Just as China stood with the EU during the debt crisis, it should reaffirm the importance of its relations with the EU and its continued confidence in and support for the European integration project, because the Beijing-Brussels partnership is too important to be allowed to fail and both sides must steady the ship and strengthen their bond.

They should also strengthen the synergy between China's Belt and Road Initiative and the European Investment Plan by identifying major projects under China-EU Connectivity Platform, which can be supported by new financing through the Asian Infrastructure Investment Bank and the European Bank for Reconstruction and Development. Moreover, the two sides should take forward negotiations on a comprehensive investment agreement and encourage cooperation on production capacity, including in third countries.

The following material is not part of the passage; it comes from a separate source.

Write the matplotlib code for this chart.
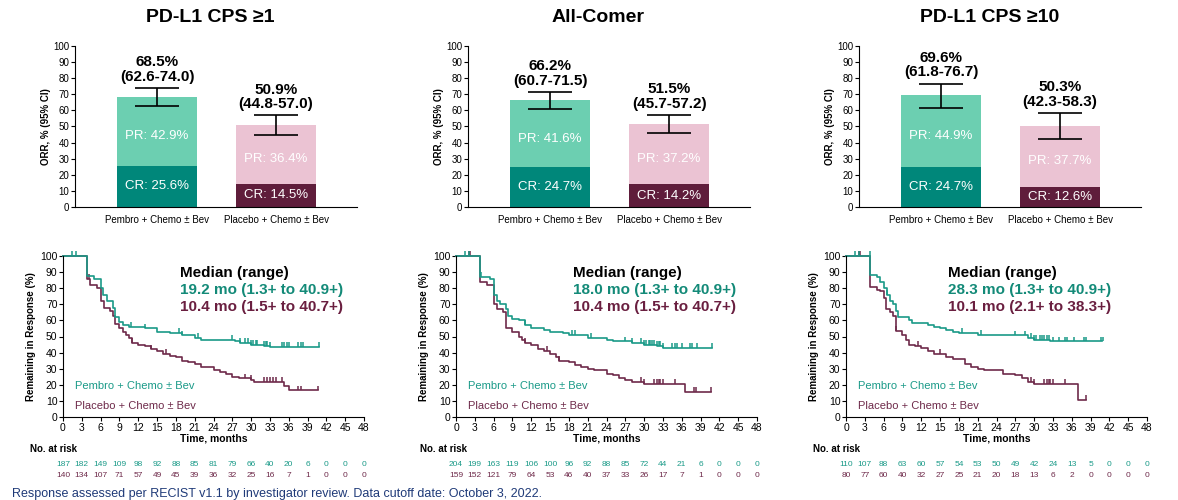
import matplotlib.pyplot as plt
import numpy as np

plt.rcParams['font.family'] = ['Liberation Sans', 'DejaVu Sans']

# ---- data ----
titles = ['PD-L1 CPS \u22651', 'All-Comer', 'PD-L1 CPS \u226510']
arms = ['Pembro + Chemo \u00b1 Bev', 'Placebo + Chemo \u00b1 Bev']

cr_pembro = [25.6, 24.7, 24.7]
pr_pembro = [42.9, 41.6, 44.9]
orr_pembro = [68.5, 66.2, 69.6]
ci_pembro = [(62.6, 74.0), (60.7, 71.5), (61.8, 76.7)]

cr_placebo = [14.5, 14.2, 12.6]
pr_placebo = [36.4, 37.2, 37.7]
orr_placebo = [50.9, 51.5, 50.3]
ci_placebo = [(44.8, 57.0), (45.7, 57.2), (42.3, 58.3)]

# KM curves (time in months, % remaining in response)
km1_pem_t = [0, 3.9, 5.0, 6.0, 6.4, 7.0, 8.0, 8.3, 9.0, 9.6, 10.5, 13.0, 15.0, 17.0, 19.0, 21.0, 22.0, 27.5, 28.3, 30.0, 32.0, 33.0, 40.9]
km1_pem_s = [100, 87.5, 86, 80, 76, 72, 68, 62, 59, 57, 56, 55, 53, 52, 50.7, 49, 48, 47, 46, 45, 44, 43.5, 43.5]
km1_pem_c = [1.5, 2.1, 10.8, 13.0, 18.5, 19.0, 21.5, 27.0, 28.3, 29.0, 29.5, 30.0, 30.3, 30.7, 31.0, 32.0, 32.3, 32.6, 33.0, 35.0, 35.3, 35.7, 36.0, 37.5, 38.0, 38.3, 40.9]
km1_pla_t = [0, 3.9, 4.3, 5.5, 6.0, 6.5, 7.5, 8.0, 8.3, 9.0, 9.5, 10.0, 10.5, 11.0, 12.0, 13.0, 14.0, 15.0, 16.0, 17.0, 18.0, 19.0, 20.0, 21.0, 22.0, 24.0, 25.0, 26.0, 27.0, 28.0, 30.0, 30.5, 35.3, 36.0, 40.7]
km1_pla_s = [100, 86, 82, 80, 72, 68, 66, 63, 58, 55, 53, 51, 49, 46, 45, 44, 42, 41, 39, 38, 37, 35, 34, 33, 31, 29, 28, 27, 25, 24, 23, 21.7, 19, 16.5, 16.5]
km1_pla_c = [4.2, 11.0, 14.0, 16.5, 29.0, 30.0, 32.0, 32.5, 33.0, 33.5, 34.0, 35.0, 37.5, 38.0, 40.7]

km2_pem_t = [0, 3.9, 5.5, 6.0, 6.5, 7.0, 8.0, 8.3, 9.0, 10.0, 11.0, 12.0, 14.0, 15.0, 17.0, 18.0, 21.0, 24.0, 25.0, 28.0, 30.0, 32.0, 33.0, 40.9]
km2_pem_s = [100, 87, 86, 76, 72, 70, 67, 63, 61, 60, 57, 55, 54, 53, 52, 51, 49, 48, 47, 46, 45, 44, 43, 43]
km2_pem_c = [1.5, 2.0, 4.0, 11.0, 18.5, 19.0, 21.5, 27.0, 28.0, 29.5, 30.0, 30.3, 30.7, 31.0, 31.3, 31.6, 32.0, 32.3, 32.6, 33.0, 34.5, 35.0, 35.3, 36.0, 37.3, 37.7, 38.5, 40.9]
km2_pla_t = [0, 3.9, 5.0, 6.0, 6.5, 7.5, 8.0, 9.0, 10.0, 10.5, 11.0, 12.0, 13.0, 14.0, 15.0, 16.0, 16.5, 18.0, 19.0, 20.0, 21.0, 22.0, 24.0, 25.0, 26.0, 27.0, 28.0, 30.0, 36.5, 40.7]
km2_pla_s = [100, 84, 82, 70, 67, 65, 55, 53, 50, 48, 46, 45, 42, 41, 39, 37, 35, 34, 32, 31, 30, 29, 27, 26, 24, 23, 22, 20.7, 15.5, 15.5]
km2_pla_c = [2.0, 2.3, 11.0, 14.5, 16.5, 29.5, 30.0, 31.5, 32.0, 32.3, 32.6, 33.0, 35.0, 38.0, 38.3, 40.7]

km3_pem_t = [0, 3.9, 5.0, 5.5, 6.0, 6.5, 7.0, 7.5, 8.0, 8.3, 10.0, 10.5, 13.0, 14.0, 15.0, 16.0, 17.0, 18.0, 21.0, 22.0, 29.0, 30.0, 32.5, 40.9]
km3_pem_s = [100, 88, 87, 84, 80, 76, 72, 70, 66, 62, 60, 58.6, 57, 56, 55, 54, 53, 52, 51, 50.7, 49, 48, 47, 47]
km3_pem_c = [1.5, 2.0, 3.8, 6.5, 18.5, 21.5, 27.0, 28.5, 29.5, 30.0, 30.3, 31.0, 31.3, 31.6, 32.0, 32.3, 33.0, 34.0, 35.0, 35.3, 36.3, 38.0, 38.3, 40.7, 41.0]
km3_pla_t = [0, 3.9, 5.0, 5.5, 6.0, 6.3, 7.0, 7.5, 8.0, 9.0, 9.5, 10.0, 11.0, 12.0, 13.0, 14.0, 16.0, 17.0, 19.0, 20.0, 21.0, 22.0, 25.0, 27.0, 28.0, 29.0, 30.0, 37.0, 38.3]
km3_pla_s = [100, 81, 79, 78, 74, 67, 65, 63, 53.4, 51, 48, 45, 44, 43, 41, 39, 37, 36, 33, 31, 30, 29, 27, 26, 24, 22, 20.7, 10.4, 10.4]
km3_pla_c = [2.0, 2.3, 8.0, 11.5, 15.0, 29.5, 30.0, 31.5, 32.0, 32.3, 32.6, 33.0, 35.0, 38.3]

medians_pem = ['19.2 mo (1.3+ to 40.9+)', '18.0 mo (1.3+ to 40.9+)', '28.3 mo (1.3+ to 40.9+)']
medians_pla = ['10.4 mo (1.5+ to 40.7+)', '10.4 mo (1.5+ to 40.7+)', '10.1 mo (2.1+ to 38.3+)']

risk_months = np.arange(0, 49, 3)
risk_pem = [[187, 182, 149, 109, 98, 92, 88, 85, 81, 79, 66, 40, 20, 6, 0, 0, 0],
            [204, 199, 163, 119, 106, 100, 96, 92, 88, 85, 72, 44, 21, 6, 0, 0, 0],
            [110, 107, 88, 63, 60, 57, 54, 53, 50, 49, 42, 24, 13, 5, 0, 0, 0]]
risk_pla = [[140, 134, 107, 71, 57, 49, 45, 39, 36, 32, 25, 16, 7, 1, 0, 0, 0],
            [159, 152, 121, 79, 64, 53, 46, 40, 37, 33, 26, 17, 7, 1, 0, 0, 0],
            [80, 77, 60, 40, 32, 27, 25, 21, 20, 18, 13, 6, 2, 0, 0, 0, 0]]

km_pem = [(km1_pem_t, km1_pem_s, km1_pem_c), (km2_pem_t, km2_pem_s, km2_pem_c), (km3_pem_t, km3_pem_s, km3_pem_c)]
km_pla = [(km1_pla_t, km1_pla_s, km1_pla_c), (km2_pla_t, km2_pla_s, km2_pla_c), (km3_pla_t, km3_pla_s, km3_pla_c)]

# ---- colours ----
teal_light = '#6ccfb1'
teal_dark = '#00877a'
pink_light = '#ebc3d3'
maroon = '#5f1d3b'
teal_line = '#1a9a88'
maroon_line = '#6e2a4a'
teal_text = '#138a78'
maroon_text = '#6a1f40'

fig = plt.figure(figsize=(11.78, 5.0), dpi=100)

bar_lefts = [75, 468, 859]
km_lefts = [63, 456, 846]
title_x = [210, 598, 990]
W, H = 1178, 500

for i in range(3):
    fig.text(title_x[i] / W, 1 - 18 / H, titles[i], ha='center', va='center',
             fontsize=14, fontweight='bold')

    # ---- bar chart ----
    ax = fig.add_axes([bar_lefts[i] / W, 1 - 207 / H, 282 / W, 161 / H])
    x = np.array([0, 1])
    bw = 0.67
    ax.bar(0, cr_pembro[i], bw, color=teal_dark)
    ax.bar(0, pr_pembro[i], bw, bottom=cr_pembro[i], color=teal_light)
    ax.bar(1, cr_placebo[i], bw, color=maroon)
    ax.bar(1, pr_placebo[i], bw, bottom=cr_placebo[i], color=pink_light)

    for xi, orr, ci in [(0, orr_pembro[i], ci_pembro[i]), (1, orr_placebo[i], ci_placebo[i])]:
        ax.errorbar(xi, orr, yerr=[[orr - ci[0]], [ci[1] - orr]], color='black',
                    capsize=16, elinewidth=1.2, capthick=1.2, fmt='none')
        ax.annotate('{:.1f}%\n({:.1f}-{:.1f})'.format(orr, ci[0], ci[1]),
                    xy=(xi, ci[1]), xytext=(0, 3), textcoords='offset points',
                    ha='center', va='bottom', fontsize=11, fontweight='bold',
                    linespacing=1.05)

    for xi, cr, pr in [(0, cr_pembro[i], pr_pembro[i]), (1, cr_placebo[i], pr_placebo[i])]:
        ax.text(xi, cr / 2, 'CR: {:.1f}%'.format(cr), color='white', ha='center',
                va='center', fontsize=9.5)
        ax.text(xi, cr + pr / 2 - 3, 'PR: {:.1f}%'.format(pr), color='white',
                ha='center', va='center', fontsize=9.5)

    ax.set_xlim(-0.69, 1.68)
    ax.set_ylim(0, 100)
    ax.set_yticks(np.arange(0, 101, 10))
    ax.set_xticks(x)
    ax.set_xticklabels(arms, fontsize=7)
    ax.tick_params(axis='x', length=0, pad=6)
    ax.tick_params(axis='y', labelsize=7, length=3, pad=1)
    ax.set_ylabel('ORR, % (95% CI)', fontsize=7, fontweight='bold', labelpad=2)
    for sp in ['top', 'right']:
        ax.spines[sp].set_visible(False)

    # ---- KM chart ----
    ak = fig.add_axes([km_lefts[i] / W, 1 - 417 / H, 301 / W, 161 / H])
    for (t, s, c), col in [(km_pla[i], maroon_line), (km_pem[i], teal_line)]:
        t = np.array(t)
        s = np.array(s)
        ak.step(t, s, where='post', color=col, lw=1.2, clip_on=False)
        c = np.array(c)
        sc = s[np.clip(np.searchsorted(t, c, side='right') - 1, 0, len(s) - 1)]
        ak.vlines(c, sc, sc + 3, color=col, lw=1.1, clip_on=False)

    ak.set_xlim(0, 48)
    ak.set_ylim(0, 100)
    ak.set_xticks(risk_months)
    ak.set_yticks(np.arange(0, 101, 10))
    ak.tick_params(labelsize=7.5, length=3, pad=1)
    ak.set_xlabel('Time, months', fontsize=7.5, fontweight='bold', labelpad=1)
    ak.set_ylabel('Remaining in Response (%)', fontsize=7, fontweight='bold', labelpad=3)
    for sp in ['top', 'right']:
        ak.spines[sp].set_visible(False)

    mx = 18.7 if i < 2 else 16.3
    ak.text(mx, 89.4, 'Median (range)', fontsize=11, fontweight='bold', va='center')
    ak.text(mx, 78.9, medians_pem[i], fontsize=11, fontweight='bold', va='center', color=teal_text)
    ak.text(mx, 68.3, medians_pla[i], fontsize=11, fontweight='bold', va='center', color=maroon_text)
    ak.text(1.9, 19.3, arms[0], fontsize=8, va='center', color=teal_line)
    ak.text(1.9, 6.8, arms[1], fontsize=8, va='center', color=maroon_line)

    # number at risk
    tr = ak.get_xaxis_transform()
    ak.text(-5.3 if i != 1 else -5.7, -0.199, 'No. at risk', transform=tr,
            fontsize=7, fontweight='bold', va='center', ha='left')
    for m, n1, n2 in zip(risk_months, risk_pem[i], risk_pla[i]):
        ak.text(m, -0.292, str(n1), transform=tr, fontsize=6, ha='center',
                va='center', color=teal_line)
        ak.text(m, -0.366, str(n2), transform=tr, fontsize=6, ha='center',
                va='center', color=maroon_line)

fig.text(12 / W, 1 - 494 / H,
         'Response assessed per RECIST v1.1 by investigator review. Data cutoff date: October 3, 2022.',
         fontsize=9, color='#1f3a78', va='center', ha='left')

fig.savefig('out.png', dpi=100)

China should remind EU leaders to honor their World Trade Organization obligations by abolishing the surrogate country methodology in anti-dumping investigations that they have adopted this year. It should also try to work with the EU to turn the complaints against the overcapacity in its steel sector into a new area of cooperation on industrial upgrading.

The China-EU meeting is a good opportunity for Beijing to remind Brussels of the contradiction in its lectures on democracy and human rights, especially because of Brexit and rising nationalism across Europe.

Given that the meeting coincides with the ruling of the Permanent Court of Arbitration on the Philippines' case against China over the South China Sea dispute, Chinese people will read carefully what the EU says.

The terrains for China-EU may not be smooth, yet the way forward is clear. The EU remains a major global player. And a strong and resilient China-EU partnership still has much to offer for world peace, development and prosperity.

The author is a Beijing-based observer of international studies.